Soon, I shall be on a plane flying back to Singapore for a brief visit. As in all my previous trips, I know I will feel a sense of instant familiarity the moment I disembark: from the Asian faces of the ground crew, the distinctive cadence of airport announcers, to the humidity, the pace, the sparkling new halls and white-washed walls, but most of all, the language.
You know how you often warned me against the indiscriminate lapsing into our vernacular, and how you ferociously chastised the use of extraneous expressions I (and almost all Singaporeans) suffixed to what you said were “otherwise” proper sentences like ‘I know what to do lah’, ‘I don’t know leh‘ or ‘You know hor’?
Well, you’d be pleased that I have since reluctantly weaned myself away from these (endearing) appendages, and I am also using a lot less of our pidgin English now than before — an
unfortunate adjustment I had had to make to be properly understood by my Aussie friends and working colleagues.
Yet, to tell you the truth, the special intonation and ingenious patois concocted in Singapore by Singaporeans for themselves are as inextricably close to my mind, and my mouth, as they were years ago. I sometimes find myself muttering, under my breath, exclamations of disbelief such as “Wah Lao!” (Far out!) that only my fellow Singaporeans would appreciate.
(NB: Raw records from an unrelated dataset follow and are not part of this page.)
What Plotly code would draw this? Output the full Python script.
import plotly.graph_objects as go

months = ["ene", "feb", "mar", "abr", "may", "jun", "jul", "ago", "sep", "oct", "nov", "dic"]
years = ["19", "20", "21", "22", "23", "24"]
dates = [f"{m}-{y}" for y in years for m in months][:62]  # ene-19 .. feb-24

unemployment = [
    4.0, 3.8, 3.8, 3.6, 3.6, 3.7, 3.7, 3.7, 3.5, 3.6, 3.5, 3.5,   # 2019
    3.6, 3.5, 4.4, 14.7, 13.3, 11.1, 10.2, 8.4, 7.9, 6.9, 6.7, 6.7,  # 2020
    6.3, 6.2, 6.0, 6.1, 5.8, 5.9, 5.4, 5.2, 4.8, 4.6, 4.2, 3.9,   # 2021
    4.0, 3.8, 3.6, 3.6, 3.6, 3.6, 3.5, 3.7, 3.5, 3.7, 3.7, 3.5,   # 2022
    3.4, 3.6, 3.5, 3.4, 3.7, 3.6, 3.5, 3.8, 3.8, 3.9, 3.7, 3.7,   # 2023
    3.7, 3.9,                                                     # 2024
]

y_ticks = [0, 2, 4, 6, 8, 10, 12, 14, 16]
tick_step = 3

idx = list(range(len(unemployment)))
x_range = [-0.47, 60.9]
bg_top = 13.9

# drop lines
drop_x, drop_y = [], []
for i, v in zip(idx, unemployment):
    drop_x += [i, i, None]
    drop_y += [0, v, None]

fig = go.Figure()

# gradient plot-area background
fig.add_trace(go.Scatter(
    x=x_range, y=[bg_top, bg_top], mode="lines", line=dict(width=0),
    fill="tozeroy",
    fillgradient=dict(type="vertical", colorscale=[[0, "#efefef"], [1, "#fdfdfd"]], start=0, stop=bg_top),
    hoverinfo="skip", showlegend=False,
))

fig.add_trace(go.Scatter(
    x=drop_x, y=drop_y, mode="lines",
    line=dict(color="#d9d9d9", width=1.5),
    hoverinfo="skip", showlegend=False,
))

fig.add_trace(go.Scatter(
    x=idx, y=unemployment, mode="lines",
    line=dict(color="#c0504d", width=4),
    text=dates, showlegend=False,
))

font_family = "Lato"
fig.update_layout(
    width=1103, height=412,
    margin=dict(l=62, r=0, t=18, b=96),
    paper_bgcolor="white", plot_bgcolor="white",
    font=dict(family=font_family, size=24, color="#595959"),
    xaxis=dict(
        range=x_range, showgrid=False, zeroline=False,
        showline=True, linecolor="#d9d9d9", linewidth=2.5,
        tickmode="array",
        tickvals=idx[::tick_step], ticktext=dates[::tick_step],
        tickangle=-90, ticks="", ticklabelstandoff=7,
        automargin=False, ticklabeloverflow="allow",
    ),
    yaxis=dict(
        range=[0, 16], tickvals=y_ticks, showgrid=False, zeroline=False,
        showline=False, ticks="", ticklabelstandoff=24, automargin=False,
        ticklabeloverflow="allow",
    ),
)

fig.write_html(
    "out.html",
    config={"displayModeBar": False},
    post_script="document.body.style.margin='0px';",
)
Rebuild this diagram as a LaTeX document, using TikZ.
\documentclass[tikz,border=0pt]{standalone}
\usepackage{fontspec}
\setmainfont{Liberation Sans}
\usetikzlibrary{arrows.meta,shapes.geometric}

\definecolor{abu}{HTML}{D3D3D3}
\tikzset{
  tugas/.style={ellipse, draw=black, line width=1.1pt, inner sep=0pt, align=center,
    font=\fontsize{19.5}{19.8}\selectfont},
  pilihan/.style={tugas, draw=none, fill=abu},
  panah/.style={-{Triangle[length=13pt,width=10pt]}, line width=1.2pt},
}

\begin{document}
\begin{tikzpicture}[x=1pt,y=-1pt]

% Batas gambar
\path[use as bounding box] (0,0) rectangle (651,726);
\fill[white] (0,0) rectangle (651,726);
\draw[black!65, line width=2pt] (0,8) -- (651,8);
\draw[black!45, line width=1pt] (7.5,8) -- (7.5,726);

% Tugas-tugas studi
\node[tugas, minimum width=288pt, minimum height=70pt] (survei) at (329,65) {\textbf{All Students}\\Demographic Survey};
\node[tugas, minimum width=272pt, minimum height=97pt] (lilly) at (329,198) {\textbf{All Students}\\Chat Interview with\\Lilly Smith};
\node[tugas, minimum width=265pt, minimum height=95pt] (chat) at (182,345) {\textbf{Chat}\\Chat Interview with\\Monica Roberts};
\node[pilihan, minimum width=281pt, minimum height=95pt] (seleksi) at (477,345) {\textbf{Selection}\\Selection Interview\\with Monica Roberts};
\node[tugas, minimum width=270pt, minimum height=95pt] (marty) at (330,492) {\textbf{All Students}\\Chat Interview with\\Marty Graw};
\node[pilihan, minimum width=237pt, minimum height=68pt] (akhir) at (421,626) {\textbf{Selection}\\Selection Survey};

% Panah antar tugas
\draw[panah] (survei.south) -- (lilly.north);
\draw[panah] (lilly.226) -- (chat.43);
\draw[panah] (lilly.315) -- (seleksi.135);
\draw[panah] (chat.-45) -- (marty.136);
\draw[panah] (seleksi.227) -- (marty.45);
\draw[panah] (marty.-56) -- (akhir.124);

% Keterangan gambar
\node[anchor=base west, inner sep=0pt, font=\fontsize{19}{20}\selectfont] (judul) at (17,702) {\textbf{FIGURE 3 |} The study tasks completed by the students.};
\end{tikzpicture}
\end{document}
You might not like it; and I know many linguistic snobs – who worship the cultivated London speech, the delightful American accent, and, of course, the delicious Canadian inflection — don’t either. But, let’s face it, our less-than posh English is very much a part of our national character. There is something in its rhythmic lilt, if not poetic meter, that distinguishes us from the rest of the English-speaking world. So what if it makes us sound nothing like our former colonial rulers? So what if it is probably disgraceful on the global stage? It is, more than anything else, a part of our collective personality.
Besides, our language is utterly unique. Take, for example, one of our most illustrious self-coined words: kiasu – formulated based on the sound of the Hokkien dialect — that means for fear of losing out. (Used in context: ‘There will always be food waiting for you; there’s really no need to be kiasu and bust your guts trying to get here before everyone else.’) The word’s not in the English lexicon; and translating the phrase phonetically into alphabet might have also adulterated the dialect term and rendered it inauthentic. However, call my vocabulary uninspired, but I have not as yet been able to find another English word or words that can adequately replace it.
The same applies to the Malay-originated word marloo which loosely means embarrassed or embarrassing. But being simply embarrassed does not sufficiently convey the deep, profound sense of being disconcerted. And yet, shame seems too serious for a situation we would normally prefer just to use marloo. It depicts a space somewhere between embarrassed and shame.
And what is wrong with adding these invented words into our English verbal glossary anyway? English, is by far, the most generous when it comes to being adaptable, inclusive, and integrative.
If you think about it, has not a multitude of words from foreign languages already been made permanent residents in the house of the most widely used language in the world? From the German schadenfreude (pleasure at others’ misfortune), gemütlich (comfortable and at peace with oneself) to the French faux pax (social blunder) or fait accompli (a done deal). And what about the latin ad nauseam (something repeated to the point of nausea), or coitus interruptus (interrupted ejaculation) and the Yiddish chutzpah (audacity) or schmaltzy (excessively sentimental)? Aren’t they all words we have been using as if they were part of what rose from the Anglo-Saxon kingdoms?
So, why can’t our very own trademark brand of Singlish be elevated to the same stature, rather than be regarded as little more than a quivering asylum-seeker?
Until then, however, I know I will most likely have to continue to keep my ‘marloos’ and ‘wah laos’ under my breath in my adopted home, and look forward to a sense of liberation only when I step foot on our lilting land of the ‘kiasus‘. Hor?